⟨

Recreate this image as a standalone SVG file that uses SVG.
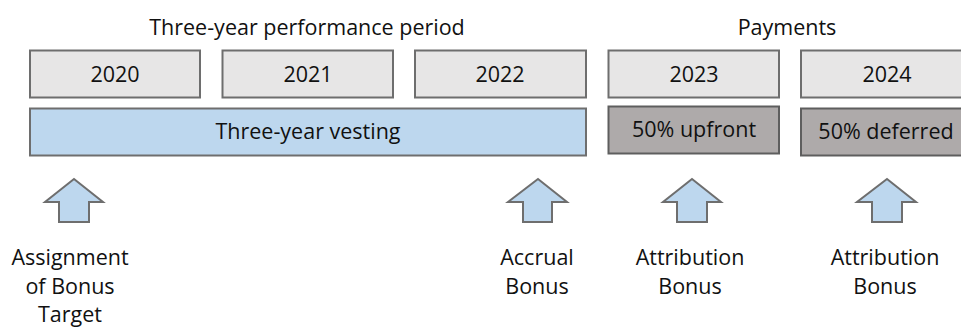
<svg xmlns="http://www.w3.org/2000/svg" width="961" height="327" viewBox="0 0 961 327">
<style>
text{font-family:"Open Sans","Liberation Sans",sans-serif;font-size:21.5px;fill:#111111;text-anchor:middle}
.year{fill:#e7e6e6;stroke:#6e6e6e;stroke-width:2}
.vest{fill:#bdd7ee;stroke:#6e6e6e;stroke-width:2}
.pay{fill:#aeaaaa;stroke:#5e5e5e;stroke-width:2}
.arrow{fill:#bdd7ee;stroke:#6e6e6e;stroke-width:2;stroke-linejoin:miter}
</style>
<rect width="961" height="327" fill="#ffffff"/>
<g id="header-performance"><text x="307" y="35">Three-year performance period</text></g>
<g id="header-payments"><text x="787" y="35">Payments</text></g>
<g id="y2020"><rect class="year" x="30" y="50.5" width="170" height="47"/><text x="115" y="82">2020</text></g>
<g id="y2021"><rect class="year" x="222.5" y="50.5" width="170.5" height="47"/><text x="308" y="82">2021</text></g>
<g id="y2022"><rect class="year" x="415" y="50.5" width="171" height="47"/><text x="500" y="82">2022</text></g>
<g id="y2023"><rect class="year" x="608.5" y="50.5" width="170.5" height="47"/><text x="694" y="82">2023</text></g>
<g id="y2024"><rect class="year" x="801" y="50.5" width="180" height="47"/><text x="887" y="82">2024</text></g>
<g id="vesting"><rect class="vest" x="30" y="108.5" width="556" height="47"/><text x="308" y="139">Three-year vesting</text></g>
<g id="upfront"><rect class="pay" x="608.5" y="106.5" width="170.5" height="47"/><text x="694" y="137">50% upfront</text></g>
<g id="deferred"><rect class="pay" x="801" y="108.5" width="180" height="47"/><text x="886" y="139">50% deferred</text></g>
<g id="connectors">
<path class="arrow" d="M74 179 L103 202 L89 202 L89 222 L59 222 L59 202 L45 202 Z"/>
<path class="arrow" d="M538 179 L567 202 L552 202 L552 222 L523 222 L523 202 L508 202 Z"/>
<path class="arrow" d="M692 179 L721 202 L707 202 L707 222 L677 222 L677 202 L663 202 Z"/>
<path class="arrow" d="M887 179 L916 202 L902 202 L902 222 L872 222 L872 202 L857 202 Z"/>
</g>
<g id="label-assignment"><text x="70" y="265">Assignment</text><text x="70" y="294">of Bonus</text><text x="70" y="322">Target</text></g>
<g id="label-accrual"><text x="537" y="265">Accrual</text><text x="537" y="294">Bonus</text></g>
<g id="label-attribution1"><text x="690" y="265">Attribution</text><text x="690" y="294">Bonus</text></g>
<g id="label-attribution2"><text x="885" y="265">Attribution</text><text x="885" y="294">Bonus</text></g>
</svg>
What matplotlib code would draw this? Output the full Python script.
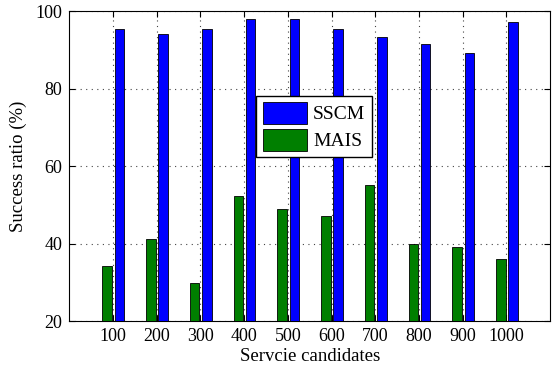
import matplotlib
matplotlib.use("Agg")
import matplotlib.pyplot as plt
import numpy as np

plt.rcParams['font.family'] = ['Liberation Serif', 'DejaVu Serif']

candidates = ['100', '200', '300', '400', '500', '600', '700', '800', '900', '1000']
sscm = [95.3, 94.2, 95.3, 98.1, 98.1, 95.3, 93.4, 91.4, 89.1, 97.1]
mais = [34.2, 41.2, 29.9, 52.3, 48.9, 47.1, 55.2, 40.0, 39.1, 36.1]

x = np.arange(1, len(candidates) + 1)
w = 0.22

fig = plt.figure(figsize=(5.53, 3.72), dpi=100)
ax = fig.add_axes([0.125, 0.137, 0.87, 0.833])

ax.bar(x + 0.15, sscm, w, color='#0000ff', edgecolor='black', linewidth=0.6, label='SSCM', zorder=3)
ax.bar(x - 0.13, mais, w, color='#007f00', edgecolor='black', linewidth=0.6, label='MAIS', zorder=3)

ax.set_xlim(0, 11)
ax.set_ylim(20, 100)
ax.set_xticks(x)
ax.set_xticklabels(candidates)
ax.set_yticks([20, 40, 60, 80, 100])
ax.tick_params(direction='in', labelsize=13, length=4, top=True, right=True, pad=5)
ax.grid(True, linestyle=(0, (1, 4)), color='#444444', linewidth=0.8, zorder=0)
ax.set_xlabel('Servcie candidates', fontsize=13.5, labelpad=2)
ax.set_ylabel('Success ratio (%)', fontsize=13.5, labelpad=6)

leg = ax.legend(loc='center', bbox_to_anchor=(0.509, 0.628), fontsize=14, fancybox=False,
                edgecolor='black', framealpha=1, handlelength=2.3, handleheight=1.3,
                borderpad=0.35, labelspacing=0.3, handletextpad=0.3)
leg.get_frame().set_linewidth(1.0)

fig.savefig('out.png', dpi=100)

⟩

### WHAT IS EXPECTED
With the pictures left out, transcribe the material exactly.

### COMPLETED TASK
Recreate this image as a standalone SVG file that uses SVG.
<svg xmlns="http://www.w3.org/2000/svg" width="961" height="327" viewBox="0 0 961 327">
<style>
text{font-family:"Open Sans","Liberation Sans",sans-serif;font-size:21.5px;fill:#111111;text-anchor:middle}
.year{fill:#e7e6e6;stroke:#6e6e6e;stroke-width:2}
.vest{fill:#bdd7ee;stroke:#6e6e6e;stroke-width:2}
.pay{fill:#aeaaaa;stroke:#5e5e5e;stroke-width:2}
.arrow{fill:#bdd7ee;stroke:#6e6e6e;stroke-width:2;stroke-linejoin:miter}
</style>
<rect width="961" height="327" fill="#ffffff"/>
<g id="header-performance"><text x="307" y="35">Three-year performance period</text></g>
<g id="header-payments"><text x="787" y="35">Payments</text></g>
<g id="y2020"><rect class="year" x="30" y="50.5" width="170" height="47"/><text x="115" y="82">2020</text></g>
<g id="y2021"><rect class="year" x="222.5" y="50.5" width="170.5" height="47"/><text x="308" y="82">2021</text></g>
<g id="y2022"><rect class="year" x="415" y="50.5" width="171" height="47"/><text x="500" y="82">2022</text></g>
<g id="y2023"><rect class="year" x="608.5" y="50.5" width="170.5" height="47"/><text x="694" y="82">2023</text></g>
<g id="y2024"><rect class="year" x="801" y="50.5" width="180" height="47"/><text x="887" y="82">2024</text></g>
<g id="vesting"><rect class="vest" x="30" y="108.5" width="556" height="47"/><text x="308" y="139">Three-year vesting</text></g>
<g id="upfront"><rect class="pay" x="608.5" y="106.5" width="170.5" height="47"/><text x="694" y="137">50% upfront</text></g>
<g id="deferred"><rect class="pay" x="801" y="108.5" width="180" height="47"/><text x="886" y="139">50% deferred</text></g>
<g id="connectors">
<path class="arrow" d="M74 179 L103 202 L89 202 L89 222 L59 222 L59 202 L45 202 Z"/>
<path class="arrow" d="M538 179 L567 202 L552 202 L552 222 L523 222 L523 202 L508 202 Z"/>
<path class="arrow" d="M692 179 L721 202 L707 202 L707 222 L677 222 L677 202 L663 202 Z"/>
<path class="arrow" d="M887 179 L916 202 L902 202 L902 222 L872 222 L872 202 L857 202 Z"/>
</g>
<g id="label-assignment"><text x="70" y="265">Assignment</text><text x="70" y="294">of Bonus</text><text x="70" y="322">Target</text></g>
<g id="label-accrual"><text x="537" y="265">Accrual</text><text x="537" y="294">Bonus</text></g>
<g id="label-attribution1"><text x="690" y="265">Attribution</text><text x="690" y="294">Bonus</text></g>
<g id="label-attribution2"><text x="885" y="265">Attribution</text><text x="885" y="294">Bonus</text></g>
</svg>
What matplotlib code would draw this? Output the full Python script.
import matplotlib
matplotlib.use("Agg")
import matplotlib.pyplot as plt
import numpy as np

plt.rcParams['font.family'] = ['Liberation Serif', 'DejaVu Serif']

candidates = ['100', '200', '300', '400', '500', '600', '700', '800', '900', '1000']
sscm = [95.3, 94.2, 95.3, 98.1, 98.1, 95.3, 93.4, 91.4, 89.1, 97.1]
mais = [34.2, 41.2, 29.9, 52.3, 48.9, 47.1, 55.2, 40.0, 39.1, 36.1]

x = np.arange(1, len(candidates) + 1)
w = 0.22

fig = plt.figure(figsize=(5.53, 3.72), dpi=100)
ax = fig.add_axes([0.125, 0.137, 0.87, 0.833])

ax.bar(x + 0.15, sscm, w, color='#0000ff', edgecolor='black', linewidth=0.6, label='SSCM', zorder=3)
ax.bar(x - 0.13, mais, w, color='#007f00', edgecolor='black', linewidth=0.6, label='MAIS', zorder=3)

ax.set_xlim(0, 11)
ax.set_ylim(20, 100)
ax.set_xticks(x)
ax.set_xticklabels(candidates)
ax.set_yticks([20, 40, 60, 80, 100])
ax.tick_params(direction='in', labelsize=13, length=4, top=True, right=True, pad=5)
ax.grid(True, linestyle=(0, (1, 4)), color='#444444', linewidth=0.8, zorder=0)
ax.set_xlabel('Servcie candidates', fontsize=13.5, labelpad=2)
ax.set_ylabel('Success ratio (%)', fontsize=13.5, labelpad=6)

leg = ax.legend(loc='center', bbox_to_anchor=(0.509, 0.628), fontsize=14, fancybox=False,
                edgecolor='black', framealpha=1, handlelength=2.3, handleheight=1.3,
                borderpad=0.35, labelspacing=0.3, handletextpad=0.3)
leg.get_frame().set_linewidth(1.0)

fig.savefig('out.png', dpi=100)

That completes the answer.